--- start ---
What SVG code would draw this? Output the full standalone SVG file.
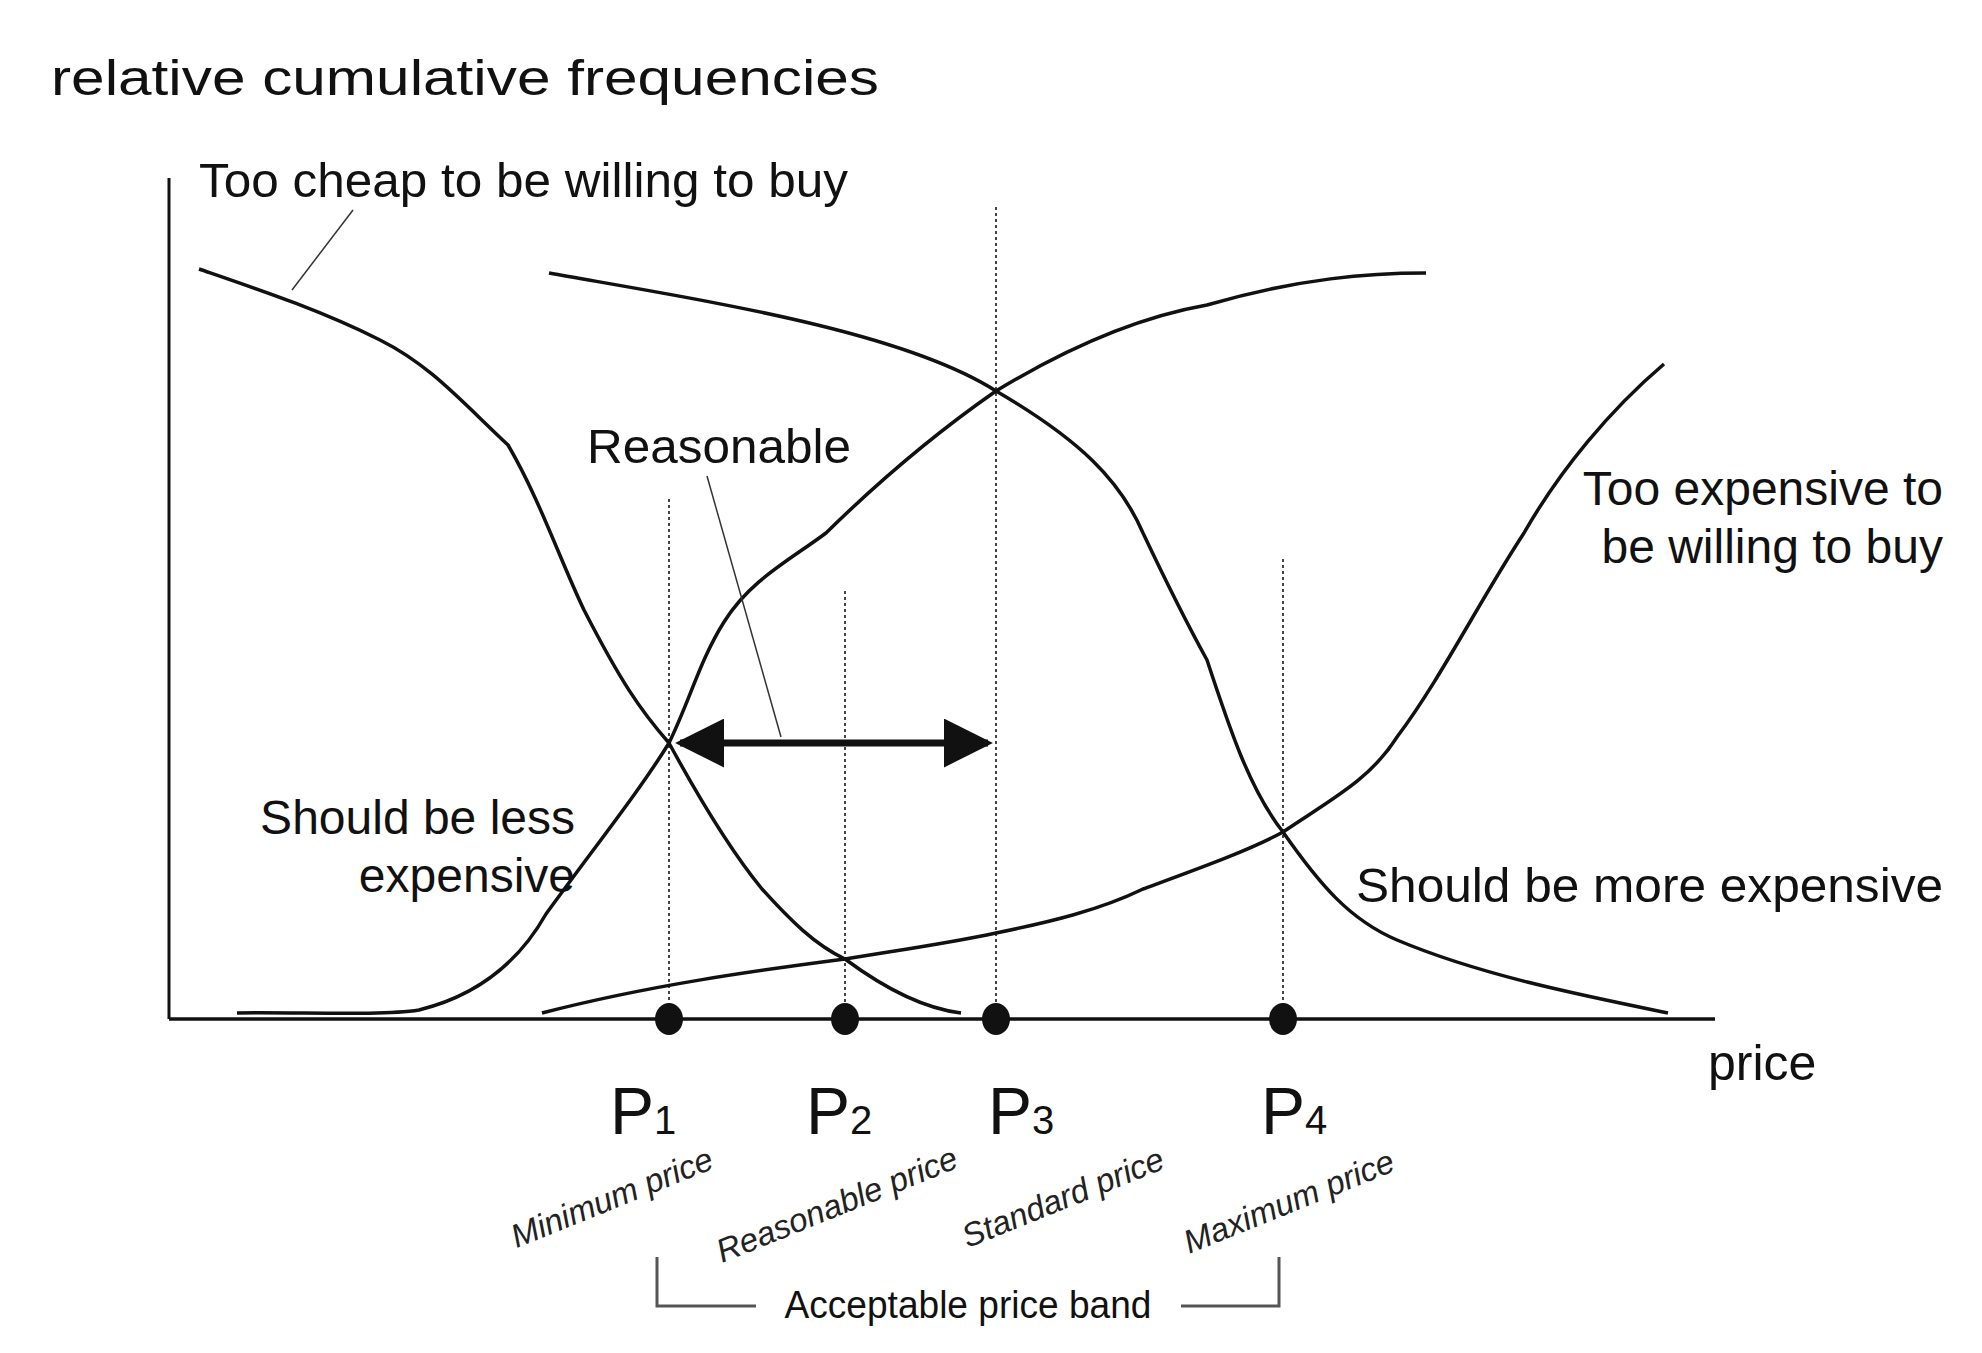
<svg xmlns="http://www.w3.org/2000/svg" width="1982" height="1353" viewBox="0 0 1982 1353">
<style>
text{font-family:"Liberation Sans",Arial,sans-serif;fill:#111}
.c{fill:none;stroke:#111;stroke-width:3.5}
.d{stroke:#444;stroke-width:2;stroke-dasharray:3 3}
.sm{font-size:33px;font-style:italic;fill:#222}
.b{fill:none;stroke:#555;stroke-width:3}
</style>
<defs>
<marker id="ah" viewBox="0 0 10 10" refX="9" refY="5" markerWidth="7" markerHeight="7" orient="auto-start-reverse" markerUnits="strokeWidth"><path d="M0,0 L10,5 L0,10 z" fill="#111"/></marker>
</defs>
<rect width="1982" height="1353" fill="#fff"/>
<g id="axes">
<line x1="169" y1="178" x2="169" y2="1019" stroke="#111" stroke-width="3"/>
<line x1="169" y1="1019" x2="1715" y2="1019" stroke="#111" stroke-width="3.5"/>
<text x="51" y="95" font-size="50" textLength="828" lengthAdjust="spacingAndGlyphs">relative cumulative frequencies</text>
<text x="1708" y="1080" font-size="50">price</text>
</g>
<g id="guides">
<line class="d" x1="669" y1="499" x2="669" y2="1019"/>
<line class="d" x1="845" y1="591" x2="845" y2="1019"/>
<line class="d" x1="996" y1="207" x2="996" y2="1019"/>
<line class="d" x1="1283" y1="559" x2="1283" y2="1019"/>
</g>
<g id="connectors">
<path id="too-cheap" class="c" d="M199,269 C260,290 320,310 380,340 C430,365 460,400 508,445 C540,500 560,560 584,610 C620,680 640,710 669,743 C700,800 730,850 762,889 C790,920 815,945 845,959 C880,985 920,1008 961,1013"/>
<path id="should-more" class="c" d="M549,273 C700,300 900,330 996,391 C1080,440 1120,480 1143,533 C1170,590 1185,620 1207,660 C1230,730 1250,790 1283,832 C1320,885 1350,920 1397,940 C1480,975 1580,995 1668,1013"/>
<path id="should-less" class="c" d="M237,1013 C300,1012 380,1016 419,1010 C480,995 520,960 546,914 C600,840 640,790 669,743 C690,700 700,660 724,622 C750,580 790,560 826,533 C880,480 940,430 996,391 C1080,340 1150,315 1207,305 C1300,278 1370,273 1426,273"/>
<path id="too-expensive" class="c" d="M542,1013 C650,985 760,970 845,959 C900,950 950,943 996,933 C1050,922 1100,910 1143,889 C1200,868 1250,850 1283,832 C1330,800 1370,780 1397,737 C1440,680 1480,600 1524,533 C1560,470 1610,410 1664,364"/>
<line x1="353" y1="210" x2="292" y2="290" stroke="#333" stroke-width="1.5"/>
<line x1="707" y1="476" x2="781" y2="737" stroke="#333" stroke-width="1.5"/>
<line x1="680" y1="743" x2="988" y2="743" stroke="#111" stroke-width="7" marker-start="url(#ah)" marker-end="url(#ah)"/>
</g>
<g id="points" fill="#111">
<ellipse cx="669" cy="1019" rx="14" ry="16"/>
<ellipse cx="845" cy="1019" rx="14" ry="16"/>
<ellipse cx="996" cy="1019" rx="14" ry="16"/>
<ellipse cx="1283" cy="1019" rx="14" ry="16"/>
</g>
<g id="labels">
<text x="199" y="197" font-size="48" textLength="649" lengthAdjust="spacingAndGlyphs">Too cheap to be willing to buy</text>
<text x="587" y="463" font-size="48" textLength="264" lengthAdjust="spacingAndGlyphs">Reasonable</text>
<text x="1943" y="505" font-size="48" text-anchor="end">Too expensive to</text>
<text x="1943" y="563" font-size="48" text-anchor="end">be willing to buy</text>
<text x="575" y="834" font-size="48" text-anchor="end">Should be less</text>
<text x="575" y="892" font-size="48" text-anchor="end">expensive</text>
<text x="1356" y="902" font-size="48" textLength="587" lengthAdjust="spacingAndGlyphs">Should be more expensive</text>
</g>
<g id="p-labels" font-size="66">
<text x="610" y="1134" font-size="66">P<tspan font-size="40">1</tspan></text>
<text x="806" y="1134" font-size="66">P<tspan font-size="40">2</tspan></text>
<text x="988" y="1134" font-size="66">P<tspan font-size="40">3</tspan></text>
<text x="1261" y="1134" font-size="66">P<tspan font-size="40">4</tspan></text>
</g>
<g id="price-names">
<text class="sm" text-anchor="middle" transform="translate(616,1208) rotate(-22)">Minimum price</text>
<text class="sm" text-anchor="middle" transform="translate(841,1215) rotate(-22)">Reasonable price</text>
<text class="sm" text-anchor="middle" transform="translate(1067,1208) rotate(-22)">Standard price</text>
<text class="sm" text-anchor="middle" transform="translate(1293,1212) rotate(-22)">Maximum price</text>
</g>
<g id="band">
<path class="b" d="M657,1257 V1306 H756"/>
<path class="b" d="M1181,1306 H1279 V1257"/>
<text x="968" y="1318" font-size="38" text-anchor="middle" fill="#222" textLength="367" lengthAdjust="spacingAndGlyphs">Acceptable price band</text>
</g>
</svg>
--- end ---
→ AIM: Pictures are excluded; copy all other data exactly as shown.

→ THE OUTPUT:
What SVG code would draw this? Output the full standalone SVG file.
<svg xmlns="http://www.w3.org/2000/svg" width="1982" height="1353" viewBox="0 0 1982 1353">
<style>
text{font-family:"Liberation Sans",Arial,sans-serif;fill:#111}
.c{fill:none;stroke:#111;stroke-width:3.5}
.d{stroke:#444;stroke-width:2;stroke-dasharray:3 3}
.sm{font-size:33px;font-style:italic;fill:#222}
.b{fill:none;stroke:#555;stroke-width:3}
</style>
<defs>
<marker id="ah" viewBox="0 0 10 10" refX="9" refY="5" markerWidth="7" markerHeight="7" orient="auto-start-reverse" markerUnits="strokeWidth"><path d="M0,0 L10,5 L0,10 z" fill="#111"/></marker>
</defs>
<rect width="1982" height="1353" fill="#fff"/>
<g id="axes">
<line x1="169" y1="178" x2="169" y2="1019" stroke="#111" stroke-width="3"/>
<line x1="169" y1="1019" x2="1715" y2="1019" stroke="#111" stroke-width="3.5"/>
<text x="51" y="95" font-size="50" textLength="828" lengthAdjust="spacingAndGlyphs">relative cumulative frequencies</text>
<text x="1708" y="1080" font-size="50">price</text>
</g>
<g id="guides">
<line class="d" x1="669" y1="499" x2="669" y2="1019"/>
<line class="d" x1="845" y1="591" x2="845" y2="1019"/>
<line class="d" x1="996" y1="207" x2="996" y2="1019"/>
<line class="d" x1="1283" y1="559" x2="1283" y2="1019"/>
</g>
<g id="connectors">
<path id="too-cheap" class="c" d="M199,269 C260,290 320,310 380,340 C430,365 460,400 508,445 C540,500 560,560 584,610 C620,680 640,710 669,743 C700,800 730,850 762,889 C790,920 815,945 845,959 C880,985 920,1008 961,1013"/>
<path id="should-more" class="c" d="M549,273 C700,300 900,330 996,391 C1080,440 1120,480 1143,533 C1170,590 1185,620 1207,660 C1230,730 1250,790 1283,832 C1320,885 1350,920 1397,940 C1480,975 1580,995 1668,1013"/>
<path id="should-less" class="c" d="M237,1013 C300,1012 380,1016 419,1010 C480,995 520,960 546,914 C600,840 640,790 669,743 C690,700 700,660 724,622 C750,580 790,560 826,533 C880,480 940,430 996,391 C1080,340 1150,315 1207,305 C1300,278 1370,273 1426,273"/>
<path id="too-expensive" class="c" d="M542,1013 C650,985 760,970 845,959 C900,950 950,943 996,933 C1050,922 1100,910 1143,889 C1200,868 1250,850 1283,832 C1330,800 1370,780 1397,737 C1440,680 1480,600 1524,533 C1560,470 1610,410 1664,364"/>
<line x1="353" y1="210" x2="292" y2="290" stroke="#333" stroke-width="1.5"/>
<line x1="707" y1="476" x2="781" y2="737" stroke="#333" stroke-width="1.5"/>
<line x1="680" y1="743" x2="988" y2="743" stroke="#111" stroke-width="7" marker-start="url(#ah)" marker-end="url(#ah)"/>
</g>
<g id="points" fill="#111">
<ellipse cx="669" cy="1019" rx="14" ry="16"/>
<ellipse cx="845" cy="1019" rx="14" ry="16"/>
<ellipse cx="996" cy="1019" rx="14" ry="16"/>
<ellipse cx="1283" cy="1019" rx="14" ry="16"/>
</g>
<g id="labels">
<text x="199" y="197" font-size="48" textLength="649" lengthAdjust="spacingAndGlyphs">Too cheap to be willing to buy</text>
<text x="587" y="463" font-size="48" textLength="264" lengthAdjust="spacingAndGlyphs">Reasonable</text>
<text x="1943" y="505" font-size="48" text-anchor="end">Too expensive to</text>
<text x="1943" y="563" font-size="48" text-anchor="end">be willing to buy</text>
<text x="575" y="834" font-size="48" text-anchor="end">Should be less</text>
<text x="575" y="892" font-size="48" text-anchor="end">expensive</text>
<text x="1356" y="902" font-size="48" textLength="587" lengthAdjust="spacingAndGlyphs">Should be more expensive</text>
</g>
<g id="p-labels" font-size="66">
<text x="610" y="1134" font-size="66">P<tspan font-size="40">1</tspan></text>
<text x="806" y="1134" font-size="66">P<tspan font-size="40">2</tspan></text>
<text x="988" y="1134" font-size="66">P<tspan font-size="40">3</tspan></text>
<text x="1261" y="1134" font-size="66">P<tspan font-size="40">4</tspan></text>
</g>
<g id="price-names">
<text class="sm" text-anchor="middle" transform="translate(616,1208) rotate(-22)">Minimum price</text>
<text class="sm" text-anchor="middle" transform="translate(841,1215) rotate(-22)">Reasonable price</text>
<text class="sm" text-anchor="middle" transform="translate(1067,1208) rotate(-22)">Standard price</text>
<text class="sm" text-anchor="middle" transform="translate(1293,1212) rotate(-22)">Maximum price</text>
</g>
<g id="band">
<path class="b" d="M657,1257 V1306 H756"/>
<path class="b" d="M1181,1306 H1279 V1257"/>
<text x="968" y="1318" font-size="38" text-anchor="middle" fill="#222" textLength="367" lengthAdjust="spacingAndGlyphs">Acceptable price band</text>
</g>
</svg>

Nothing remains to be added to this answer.